## START SOURCE MATERIAL

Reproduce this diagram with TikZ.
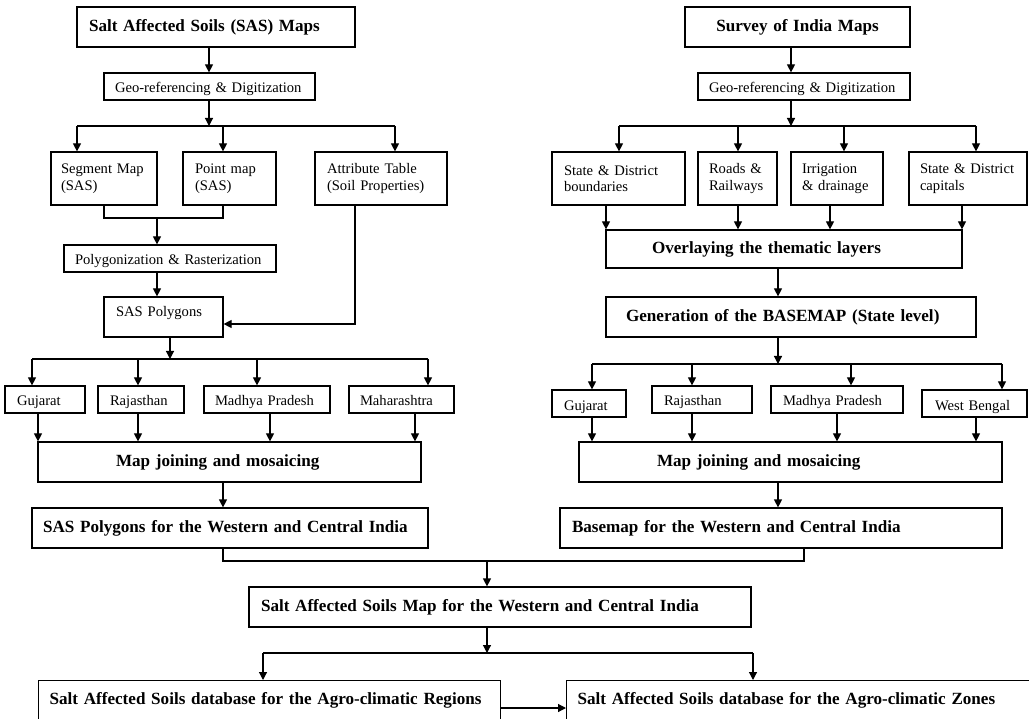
\documentclass[tikz,border=0pt]{standalone}
\usepackage{fontspec}
\setmainfont{Liberation Serif}
\usetikzlibrary{arrows.meta}
\tikzset{
  box/.style={draw, line width=1.2pt, font=\fontsize{14.6}{16.5}\selectfont, align=left, inner ysep=0pt},
  bold/.style={font=\fontsize{17.1}{20}\selectfont\bfseries},
  oneline/.style={text height=13pt, text depth=0pt},
  arr/.style={-{Triangle[length=8pt,width=8pt]}, line width=1.2pt},
  ln/.style={line width=1.2pt},
  bottombox/.style={box, bold, anchor=north west, inner xsep=11pt, inner ysep=6pt, text height=18pt, text depth=30pt, text width=440pt}
}
% #1 extra style, #2 name, #3 x1, #4 y1, #5 x2, #6 y2, #7 pad, #8 text
\newcommand{\fbx}[8][]{%
  \pgfmathsetmacro{\bw}{#5-#3-2*#7}%
  \pgfmathsetmacro{\bh}{#6-#4}%
  \pgfmathsetmacro{\bcx}{(#3+#5)/2}%
  \pgfmathsetmacro{\bcy}{(#4+#6)/2}%
  \node[box,#1,text width=\bw pt,inner xsep=#7pt,minimum height=\bh pt] (#2) at (\bcx,\bcy) {#8};%
}
\begin{document}
\begin{tikzpicture}[x=1pt,y=-1pt]
\useasboundingbox (0,0) rectangle (1029,719);
\clip (0,0) rectangle (1029,719);

% ---------- left column ----------
\fbx[bold]{sasmaps}{77}{7}{355}{47}{12}{Salt Affected Soils (SAS) Maps}
\fbx[oneline]{geoL}{104}{73}{315}{100}{11}{Geo-referencing \& Digitization}
\fbx{seg}{51}{152}{157}{205}{10}{Segment Map\\(SAS)}
\fbx{pt}{183}{152}{276}{205}{12}{Point map\\(SAS)}
\fbx{attr}{315}{152}{447}{205}{12}{Attribute Table\\(Soil Properties)}
\fbx[oneline]{poly}{64}{245}{276}{272}{11}{Polygonization \& Rasterization}
\fbx[text height=10pt, text depth=10pt]{saspoly}{104}{297}{223}{337}{12}{SAS Polygons}
\fbx[oneline]{gujL}{5}{386}{85}{413}{12}{Gujarat}
\fbx[oneline]{rajL}{98}{386}{184}{413}{12}{Rajasthan}
\fbx[oneline]{mpL}{204}{386}{330}{413}{11}{Madhya Pradesh}
\fbx[oneline]{mahL}{349}{386}{454}{413}{11}{Maharashtra}
\fbx[bold]{mjL}{38}{442}{421}{482}{78}{Map joining and mosaicing}
\fbx[bold]{sasWC}{32}{508}{428}{548}{11}{SAS Polygons for the Western and Central India}

% ---------- right column ----------
\fbx[bold,align=center]{soi}{685}{7}{910}{47}{12}{Survey of India Maps}
\fbx[oneline]{geoR}{698}{73}{910}{100}{11}{Geo-referencing \& Digitization}
\fbx{sdb}{552}{152}{685}{205}{12}{State \& District\\boundaries}
\fbx{roads}{698}{152}{777}{205}{11}{Roads \&\\Railways}
\fbx{irr}{791}{152}{883}{205}{11}{Irrigation\\\& drainage}
\fbx{cap}{909}{152}{1027}{205}{11}{State \& District\\capitals}
\fbx[bold]{overlay}{606}{230}{962}{268}{46}{Overlaying the thematic layers}
\fbx[bold]{gen}{606}{297}{976}{337}{20}{Generation of the BASEMAP (State level)}
\fbx[oneline]{gujR}{552}{390}{626}{417}{12}{Gujarat}
\fbx[oneline]{rajR}{652}{386}{752}{413}{12}{Rajasthan}
\fbx[oneline]{mpR}{771}{386}{903}{413}{12}{Madhya Pradesh}
\fbx[oneline]{wb}{922}{390}{1027}{417}{13}{West Bengal}
\fbx[bold]{mjR}{579}{442}{1002}{482}{78}{Map joining and mosaicing}
\fbx[bold]{basemap}{560}{508}{1002}{548}{12}{Basemap for the Western and Central India}

% ---------- bottom ----------
\fbx[bold]{sasmap}{249}{587}{751}{627}{12}{Salt Affected Soils Map for the Western and Central India}
\node[bottombox] (regions) at (38,680) {Salt Affected Soils database for the Agro-climatic Regions};
\node[bottombox, text width=470pt] (zones) at (566,680) {Salt Affected Soils database for the Agro-climatic Zones};

% ---------- connectors, left ----------
\coordinate (lX) at (209,0);
\draw[arr] (lX |- sasmaps.south) -- (lX |- geoL.north);
\coordinate (bLa) at (77,126);
\coordinate (bLb) at (223,126);
\coordinate (bLc) at (395,126);
\coordinate (bLm) at (209,126);
\draw[arr] (bLm |- geoL.south) -- (bLm);
\draw[ln] (bLa) -- (bLc);
\draw[arr] (bLa) -- (bLa |- seg.north);
\draw[arr] (bLb) -- (bLb |- pt.north);
\draw[arr] (bLc) -- (bLc |- attr.north);

\coordinate (mA) at (104,218);
\coordinate (mB) at (223,218);
\coordinate (mC) at (157,218);
\draw[ln] (mA |- seg.south) -- (mA) -- (mB) -- (mB |- pt.south);
\draw[arr] (mC) -- (mC |- poly.north);
\draw[arr] (mC |- poly.south) -- (mC |- saspoly.north);
\coordinate (aC) at (355,324);
\draw[arr] (aC |- attr.south) -- (aC) -- (aC -| saspoly.east);

\coordinate (sA) at (32,359);
\coordinate (sB) at (138,359);
\coordinate (sC) at (257,359);
\coordinate (sD) at (428,359);
\coordinate (sM) at (170,359);
\draw[arr] (sM |- saspoly.south) -- (sM);
\draw[ln] (sA) -- (sD);
\draw[arr] (sA) -- (sA |- gujL.north);
\draw[arr] (sB) -- (sB |- rajL.north);
\draw[arr] (sC) -- (sC |- mpL.north);
\draw[arr] (sD) -- (sD |- mahL.north);

\coordinate (jA) at (38,0);
\coordinate (jB) at (138,0);
\coordinate (jC) at (270,0);
\coordinate (jD) at (415,0);
\draw[arr] (jA |- gujL.south) -- (jA |- mjL.north);
\draw[arr] (jB |- rajL.south) -- (jB |- mjL.north);
\draw[arr] (jC |- mpL.south) -- (jC |- mjL.north);
\draw[arr] (jD |- mahL.south) -- (jD |- mjL.north);

\coordinate (cL) at (223,561);
\coordinate (cR) at (804,561);
\coordinate (cM) at (487,561);
\draw[arr] (cL |- mjL.south) -- (cL |- sasWC.north);
\draw[ln] (cL |- sasWC.south) -- (cL) -- (cR) -- (cR |- basemap.south);
\draw[arr] (cM) -- (cM |- sasmap.north);

\coordinate (dM) at (487,653);
\coordinate (dL) at (263,653);
\coordinate (dR) at (753,653);
\draw[arr] (dM |- sasmap.south) -- (dM);
\draw[ln] (dL) -- (dR);
\draw[arr] (dL) -- (dL |- regions.north);
\draw[arr] (dR) -- (dR |- zones.north);
\coordinate (eY) at (0,708);
\draw[arr] (regions.east |- eY) -- (zones.west |- eY);

% ---------- connectors, right ----------
\coordinate (rX) at (791,0);
\draw[arr] (rX |- soi.south) -- (rX |- geoR.north);
\coordinate (bRa) at (619,126);
\coordinate (bRb) at (738,126);
\coordinate (bRc) at (844,126);
\coordinate (bRd) at (976,126);
\coordinate (bRm) at (791,126);
\draw[arr] (bRm |- geoR.south) -- (bRm);
\draw[ln] (bRa) -- (bRd);
\draw[arr] (bRa) -- (bRa |- sdb.north);
\draw[arr] (bRb) -- (bRb |- roads.north);
\draw[arr] (bRc) -- (bRc |- irr.north);
\draw[arr] (bRd) -- (bRd |- cap.north);

\coordinate (oA) at (606,0);
\coordinate (oB) at (738,0);
\coordinate (oC) at (830,0);
\coordinate (oD) at (962,0);
\draw[arr] (oA |- sdb.south) -- (oA |- overlay.north);
\draw[arr] (oB |- roads.south) -- (oB |- overlay.north);
\draw[arr] (oC |- irr.south) -- (oC |- overlay.north);
\draw[arr] (oD |- cap.south) -- (oD |- overlay.north);

\coordinate (gX) at (778,0);
\draw[arr] (gX |- overlay.south) -- (gX |- gen.north);
\coordinate (gA) at (592,364);
\coordinate (gB) at (692,364);
\coordinate (gC) at (851,364);
\coordinate (gD) at (1002,364);
\coordinate (gM) at (778,364);
\draw[arr] (gM |- gen.south) -- (gM);
\draw[ln] (gA) -- (gD);
\draw[arr] (gA) -- (gA |- gujR.north);
\draw[arr] (gB) -- (gB |- rajR.north);
\draw[arr] (gC) -- (gC |- mpR.north);
\draw[arr] (gD) -- (gD |- wb.north);

\coordinate (hA) at (592,0);
\coordinate (hB) at (692,0);
\coordinate (hC) at (837,0);
\coordinate (hD) at (976,0);
\draw[arr] (hA |- gujR.south) -- (hA |- mjR.north);
\draw[arr] (hB |- rajR.south) -- (hB |- mjR.north);
\draw[arr] (hC |- mpR.south) -- (hC |- mjR.north);
\draw[arr] (hD |- wb.south) -- (hD |- mjR.north);
\draw[arr] (gX |- mjR.south) -- (gX |- basemap.north);
\end{tikzpicture}
\end{document}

## END SOURCE MATERIAL

Exactly as they appear, print the lines of the listing above from its first line through the line that contains "Polygons for the", minus the pictures.

Reproduce this diagram with TikZ.
\documentclass[tikz,border=0pt]{standalone}
\usepackage{fontspec}
\setmainfont{Liberation Serif}
\usetikzlibrary{arrows.meta}
\tikzset{
  box/.style={draw, line width=1.2pt, font=\fontsize{14.6}{16.5}\selectfont, align=left, inner ysep=0pt},
  bold/.style={font=\fontsize{17.1}{20}\selectfont\bfseries},
  oneline/.style={text height=13pt, text depth=0pt},
  arr/.style={-{Triangle[length=8pt,width=8pt]}, line width=1.2pt},
  ln/.style={line width=1.2pt},
  bottombox/.style={box, bold, anchor=north west, inner xsep=11pt, inner ysep=6pt, text height=18pt, text depth=30pt, text width=440pt}
}
% #1 extra style, #2 name, #3 x1, #4 y1, #5 x2, #6 y2, #7 pad, #8 text
\newcommand{\fbx}[8][]{%
  \pgfmathsetmacro{\bw}{#5-#3-2*#7}%
  \pgfmathsetmacro{\bh}{#6-#4}%
  \pgfmathsetmacro{\bcx}{(#3+#5)/2}%
  \pgfmathsetmacro{\bcy}{(#4+#6)/2}%
  \node[box,#1,text width=\bw pt,inner xsep=#7pt,minimum height=\bh pt] (#2) at (\bcx,\bcy) {#8};%
}
\begin{document}
\begin{tikzpicture}[x=1pt,y=-1pt]
\useasboundingbox (0,0) rectangle (1029,719);
\clip (0,0) rectangle (1029,719);

% ---------- left column ----------
\fbx[bold]{sasmaps}{77}{7}{355}{47}{12}{Salt Affected Soils (SAS) Maps}
\fbx[oneline]{geoL}{104}{73}{315}{100}{11}{Geo-referencing \& Digitization}
\fbx{seg}{51}{152}{157}{205}{10}{Segment Map\\(SAS)}
\fbx{pt}{183}{152}{276}{205}{12}{Point map\\(SAS)}
\fbx{attr}{315}{152}{447}{205}{12}{Attribute Table\\(Soil Properties)}
\fbx[oneline]{poly}{64}{245}{276}{272}{11}{Polygonization \& Rasterization}
\fbx[text height=10pt, text depth=10pt]{saspoly}{104}{297}{223}{337}{12}{SAS Polygons}
\fbx[oneline]{gujL}{5}{386}{85}{413}{12}{Gujarat}
\fbx[oneline]{rajL}{98}{386}{184}{413}{12}{Rajasthan}
\fbx[oneline]{mpL}{204}{386}{330}{413}{11}{Madhya Pradesh}
\fbx[oneline]{mahL}{349}{386}{454}{413}{11}{Maharashtra}
\fbx[bold]{mjL}{38}{442}{421}{482}{78}{Map joining and mosaicing}
\fbx[bold]{sasWC}{32}{508}{428}{548}{11}{SAS Polygons for the Western and Central India}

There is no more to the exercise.